By 1932, the city agreed to the land exchange, and in 1937, Owens Valley Paiutes traded Los Angeles previously allotted land for the land that became the Bishop, Big Pine, and Lone Pine Reservations, allowing Paiutes to retain tribal land in the valley. The land exchange did not include water rights, which Paiutes retained to be negotiated later when the city of Los Angeles secured necessary approval. In the interim, Los Angeles promised to deliver water to the Paiutes. That has yet to hap- pen. As of August of 2020, the Owens Valley Indian Water Commission is still fighting for the rights guaranteed by the 1937 legislation.
A map of reservoirs in California follows the contours of Indigenous land. Nowhere is this clearer than in San Diego County. In 1919, Congress authorized the construction of a dam on the San Diego River through an agreement with the city of San Diego and the BIA. The dam was designed to create a reservoir to store water for the city’s growing needs. The Capitan Grande Indian community opposed the dam. Their resistance prolonged but did not prevent the construction, which began in 1931. Members of the Capitan Grande community split into three groups over their forced removal: approximately 35 percent of the 153 members of the community moved in early 1932 to newly constructed, architect-designed “model” cement block houses with indoor plumbing at Barona.

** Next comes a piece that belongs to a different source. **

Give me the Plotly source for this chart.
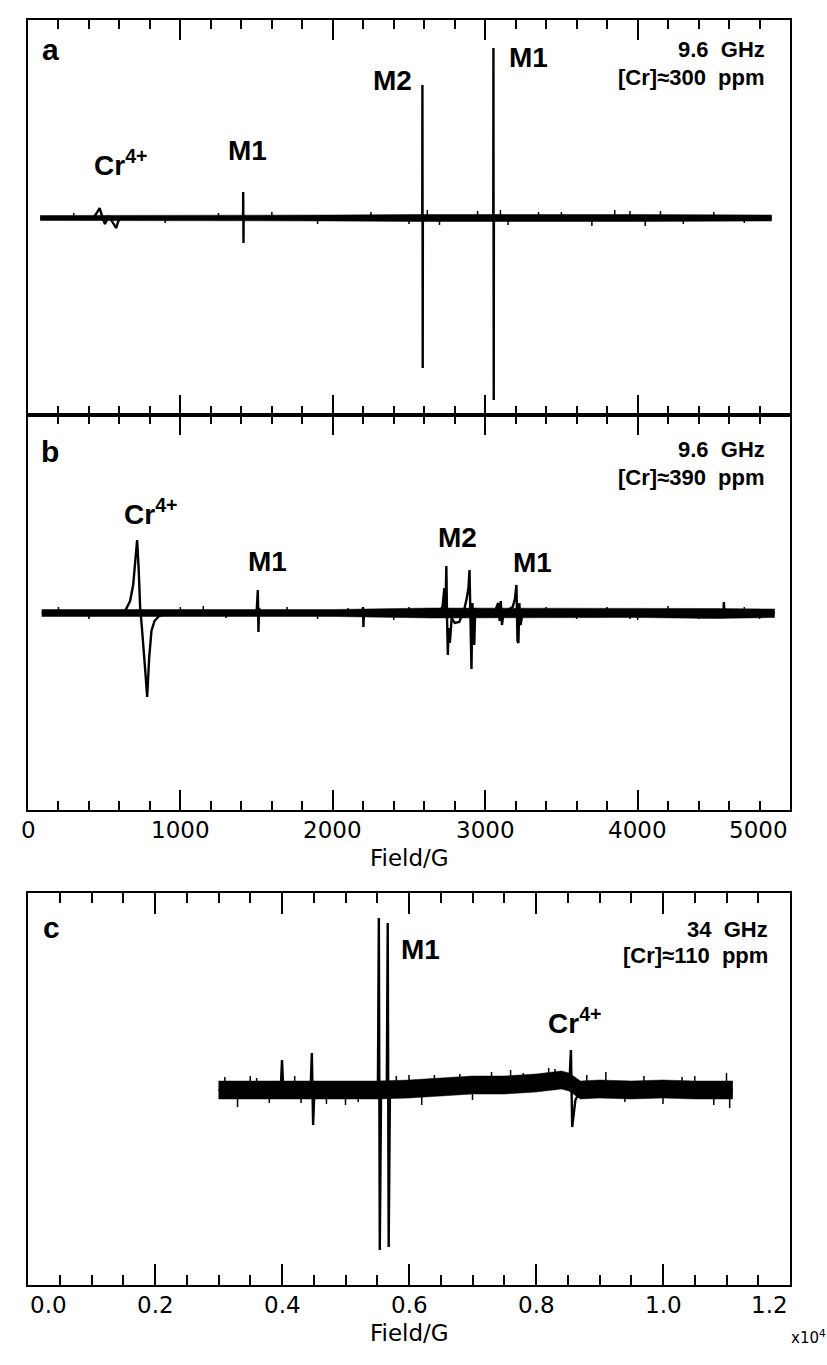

Approximately 15 percent of the community, the shaahook (or “ten”), took their per capita shares in cash and left the reservation. The remaining 50 percent held out, refusing to move or allow officials to relocate their graveyard unless the BIA purchased a nearby ranch for their relocation. With the dam completed in October of 1934, the BIA relented and purchased the land that became the Viejas Reservation. Bureaucratic delays hampered their move. Ventura Paipa complained, “Here it is 1936, winter is upon us, and through unnecessary delay and lack of attention to our planning by the Bureau, we are facing a chance for a POOR CROP next year [with families] still living in barns with little or no protection from the winter snows sure to come.” By 1938, water filled the El Capitan Reservoir, and the former residents of the lake bed relocated to new reservations. Residents at Barona and Viejas successfully pushed to retain control over the portion of their former reservation that remains above water as a nature preserve.

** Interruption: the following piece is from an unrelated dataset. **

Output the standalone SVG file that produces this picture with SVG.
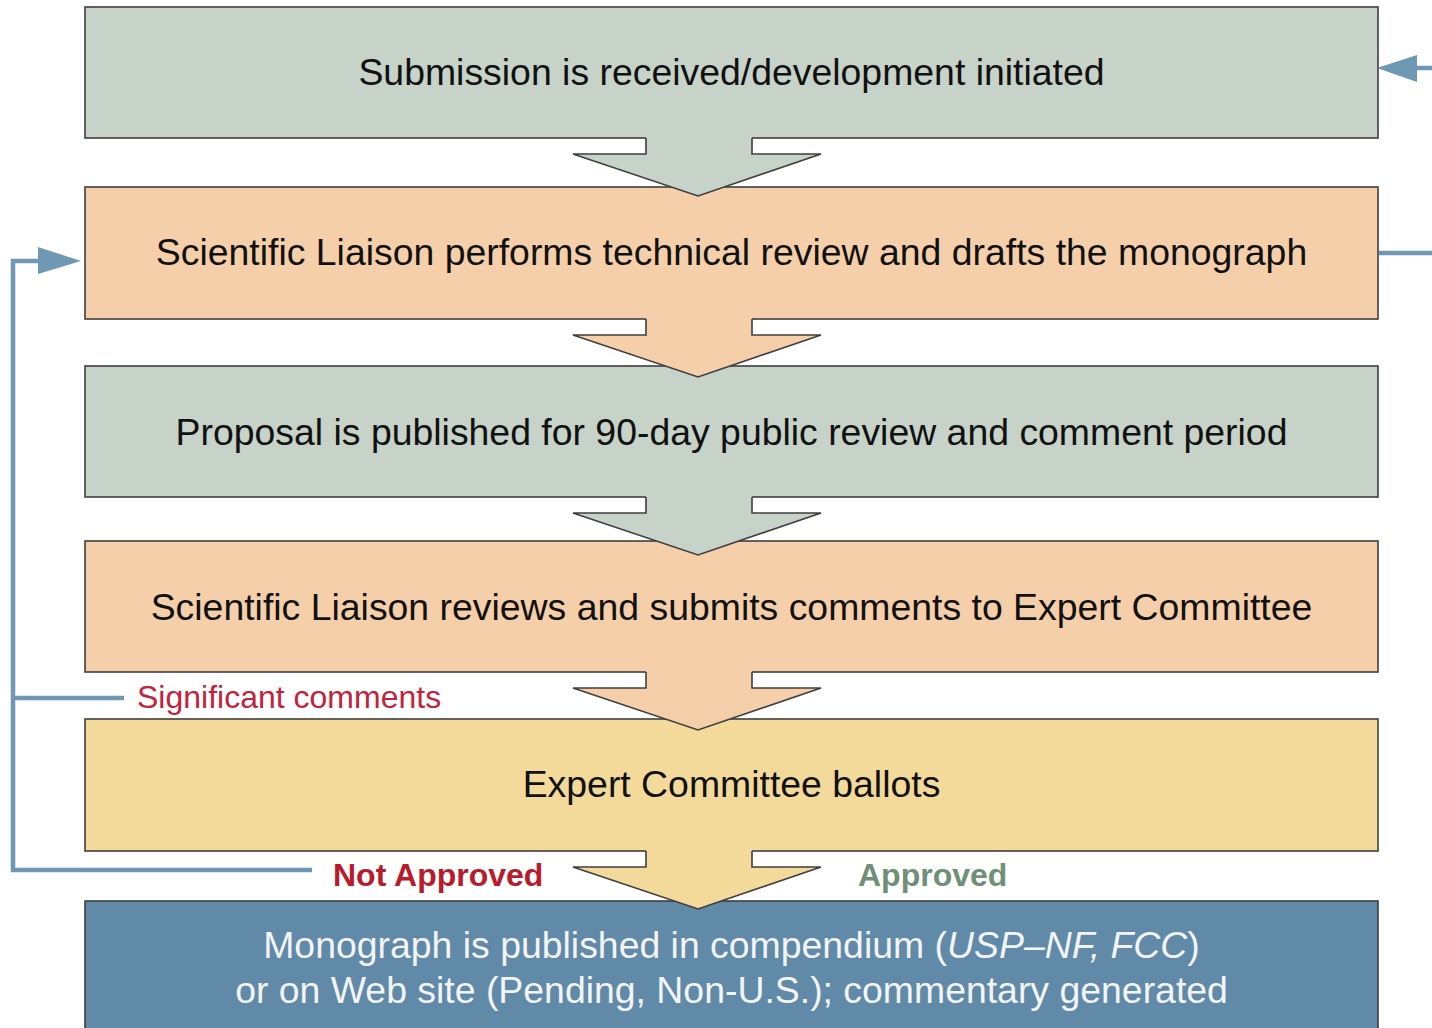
<svg xmlns="http://www.w3.org/2000/svg" width="1432" height="1028" viewBox="0 0 1432 1028">
  <defs>
    <style>
      .box { stroke: #3f3f3f; stroke-width: 1.6; }
      .grey { fill: #c7d2c9; }
      .peach { fill: #f5cfa9; }
      .yellow { fill: #f3da9b; }
      .blue { fill: #6189a8; }
      .lbl { font-family: "Liberation Sans", Arial, sans-serif; font-size: 37.4px; fill: #111; text-anchor: middle; }
      .lbl.light { fill: #f2f4f6; }
      .wire { fill: none; stroke: #6f98b4; stroke-width: 4.5; }
      .head { fill: #6f98b4; }
      .down-edge { fill: none; stroke: #3f3f3f; stroke-width: 1.6; stroke-linejoin: miter; }
      .note { font-family: "Liberation Sans", Arial, sans-serif; font-size: 32px; }
    </style>
    <!-- block arrow shape, drawn from the bottom edge of a box (y = 0) -->
    <polygon id="arrow-fill" points="646,-1 646,16 573,16 698,58 821,16 752,16 752,-1"/>
    <polyline id="arrow-edge" points="646,0 646,16 573,16 698,58 821,16 752,16 752,0"/>
  </defs>

  <rect width="1432" height="1028" fill="#ffffff"/>

  <!-- feedback connectors -->
  <g id="connectors">
    <!-- loop back to technical review -->
    <polyline class="wire" points="124,698 13,698"/>
    <polyline class="wire" points="312,870 13,870 13,261 40,261"/>
    <polygon class="head" points="38,247 81,261 38,274"/>
    <!-- return path on the right side -->
    <polyline class="wire" points="1379,253 1436,253 1436,68 1412,68"/>
    <polygon class="head" points="1417,55 1377,68 1417,82"/>
  </g>

  <g id="node-submission">
    <rect class="box grey" x="85" y="7" width="1293" height="131"/>
    <text class="lbl" x="731.5" y="85">Submission is received/development initiated</text>
  </g>

  <g id="node-technical-review">
    <rect class="box peach" x="85" y="187" width="1293" height="132"/>
    <text class="lbl" x="731.5" y="265">Scientific Liaison performs technical review and drafts the monograph</text>
  </g>

  <g id="node-public-review">
    <rect class="box grey" x="85" y="366" width="1293" height="131"/>
    <text class="lbl" x="731.5" y="445">Proposal is published for 90-day public review and comment period</text>
  </g>

  <g id="node-comments">
    <rect class="box peach" x="85" y="541" width="1293" height="131"/>
    <text class="lbl" x="731.5" y="620">Scientific Liaison reviews and submits comments to Expert Committee</text>
  </g>

  <g id="node-ballot">
    <rect class="box yellow" x="85" y="719" width="1293" height="132"/>
    <text class="lbl" x="731.5" y="797">Expert Committee ballots</text>
  </g>

  <g id="node-published">
    <rect class="box blue" x="85" y="901" width="1293" height="140"/>
    <text class="lbl light" x="731.5" y="958">Monograph is published in compendium (<tspan font-style="italic">USP–NF, FCC</tspan>)</text>
    <text class="lbl light" x="731.5" y="1003">or on Web site (Pending, Non-U.S.); commentary generated</text>
  </g>

  <!-- block arrows between steps -->
  <g id="flow-arrows">
    <g transform="translate(0,138)">
      <use href="#arrow-fill" class="grey"/>
      <use href="#arrow-edge" class="down-edge"/>
    </g>
    <g transform="translate(0,319)">
      <use href="#arrow-fill" class="peach"/>
      <use href="#arrow-edge" class="down-edge"/>
    </g>
    <g transform="translate(0,497)">
      <use href="#arrow-fill" class="grey"/>
      <use href="#arrow-edge" class="down-edge"/>
    </g>
    <g transform="translate(0,672)">
      <use href="#arrow-fill" class="peach"/>
      <use href="#arrow-edge" class="down-edge"/>
    </g>
    <g transform="translate(0,851)">
      <use href="#arrow-fill" class="yellow"/>
      <use href="#arrow-edge" class="down-edge"/>
    </g>
  </g>

  <g id="labels">
    <text class="note" x="137" y="708" fill="#c4223b">Significant comments</text>
    <text class="note" x="333" y="886" fill="#b81c2c" font-weight="bold">Not Approved</text>
    <text class="note" x="858" y="886" fill="#6f8f78" font-weight="bold">Approved</text>
  </g>
</svg>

This pattern of flooding Indian lands for the “greater good” of non-Indian peoples repeated itself across California time and time again. Between 1923 and 1961, major dams built on the Colorado, Feather, Merced, Sacramento, San Joaquin, Stanislaus, Trinity, and Tuolumne Rivers flooded lands of the Chemehuevi, Hupa, Maidu, Miwok, Paiute, Wintun, Yokuts, and Yuroks, among others. The state left few rivers untouched. Forty of the fifty largest lakes in the state are man-made reservoirs, and every one of them flooded Indigenous land. A hydro- logical map of the state is a map of Indian dispossession. In the 1950s, the Bradbury Dam on the Santa Ynez River created Lake Cachuma. In her poem “Indian Cartography,” Ohlone-Costanoan-Esselen poet Deborah Miranda describes the dam’s effects:
Lake Cachuma, created when they dammed the Santa Ynez, flooded a valley, divided my father’s boyhood: days he learned to swim the hard way, and days he walked across the silver scales, swollen bellies of salmon coming back to a river that wasn’t there. The government paid those Indians to move away, he says; I don’t know where they went.
Most poignantly, Miranda points to the land under the surface of the water, “not drawn on any map.” A map of California highlighting reservoirs is a map outlining theft and erasure of Indian land.